Emosi sering diidentikkan dengan hal negatif, padahal secara harfiah, emosi merupakan gambaran reaksi alamiah yang timbul sebagai dampak terjadinya perubahan disekitar. Oleh karena itu, emosi bisa muncul secara positif maupun negatif.
Mengenai emosi ini, hal yang penting adalah tentang how to manage your emotion, especially for negatif side.
Duluuuu banget saat masih punya anak satu, saya bisa katakan dengan lantang bahwa saya tak pernah sekalipun marah kepada anak saya. Waktu itu, saya sampai heran kenapa ada ibu yang tega memarahi anaknya. Ternyata ketika anak kedua lahir kondisi emosional saya menjadi kacau, kesabaran saya menurun drastis. Sempat pada suatu malam saya menaikkan volume suara saya ke Sybil karena sesuatu hal, anak yang notabene sama sekali belum pernah saya marahi, kemudian mendapatkan mimik dan intonasi suara yang sedikit berbeda pasti langsung kaget. Saya benar-benar sangat bersalah, saya menangisi kekeliruan itu dan meminta maaf kepadanya. *pun menuliskan ini rasanya ada sesak di dada.
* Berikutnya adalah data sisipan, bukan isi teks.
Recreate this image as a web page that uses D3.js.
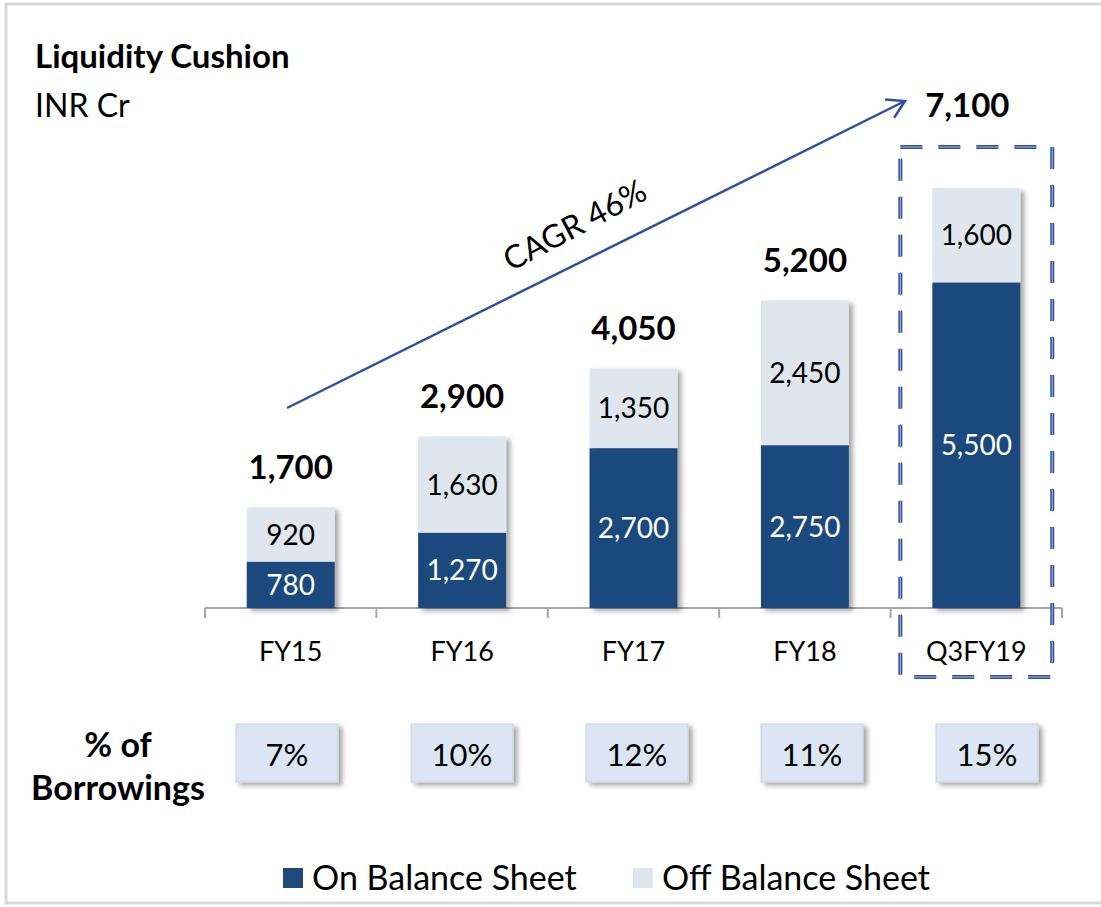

Makin kesini dengan kondisi anak dua bertambah besar yang sering melejitkan drama, emosi negatif saya sering tersulut walau munculnya pun sebenarnya tidak bisa dibilang marah, namun benar-benar perlu untuk dimaintain dengan benar. Karena poin komunikasi produktif salah satunya mengendalikan intonasi suara & gunakan suara ramah dengan rumus 7-38-55, 7% verbal, 38% intonasi suara, 55% bahasa tubuh.
Siang ini saya gagal memanage emosi negatif saya. Saya bereaksi berlebihan terhadap emosinya Sybil. Saat mau mengantar dagangan di kompleks dengan kondisi saya yang sedang tidak enak badan (kaaan, lagi-lagi saya menyalahkan keadaan 😢 untuk mencari pembenaran) :
👱: Mama mau kemana koq pake kerudung?
👩: Mama mau ke rumah tante **** nganterin ini mas, mau ikut?
👱: iya ma, mas Sybil mau ikut
👩: yauda yuukkk, mama mau minta tolong papa ngeluarin motor
*karena bawaan yang segambreng, papa berniat mau nganterin mama muter kompleks, tapi ternyata ada yang protes.
*Sybil diam membisu tidak mau naik motor tapi tangannya memegang kencang stang motor.
👨: Ayo mas naik, mau di depan apa duduk dibelakang?
*no respon hanya pipi yang semakin cembung
👩: Mas, udah mau ujan nih, ayook. Jadi ikut nggak? Kalau tidak naek mama mau pergi sendiri saja.
👱: *masih tak bergeming
*Saya paham benar bahwa keputusan pergi bertiga itu diluar kesepakatan, awalnya kami akan pergi berdua saja, mama yang membawa motor dan Sybil yang menemani. As simple like that
*Tapi kondisi (lagi-lagi menyalahkan) saat itu benar-benar tidak bisa membuat saya berfikir jernih.
👩: yasudah kalau mas tidak mau naek. *saya lepaskan helm ke suami, dan saya berjalan kaki sambil bawa tentengan besar dagangan dibawah langit yang mulai mendung. Dan sybil pun menangis teriak-teriak. 😭😭
Emosi saya tersulut, intonasi suara saya meninggi dan saya tidak berfikir panjang. Dan tahukah apa yang membuat saya semakin feel Guilty?
Beberapa saat ketika saya sampai di blok sebelah, ada motor yang menghampiri saya, ternyata suami dan Sybil. Entah dialog seperti apa yang terjadi diantara mereka sehingga berhasil membawa membonceng Sybil.
👨: Udah nih ketemu mama, mama yang bawa motornya. *papa pun turun dari motor dan berlalu balik pulang dengan jalan kaki
*mama pegang setir motor sambil dipeluk erat mas Sybil sesuai dengan gambaran kesepakatan awal 😍😍
See, betapa tidak sabarnya saya jadi seorang ibu, betapa sederhananya permintaan seorang anak. And i’m guilty. GUILTY.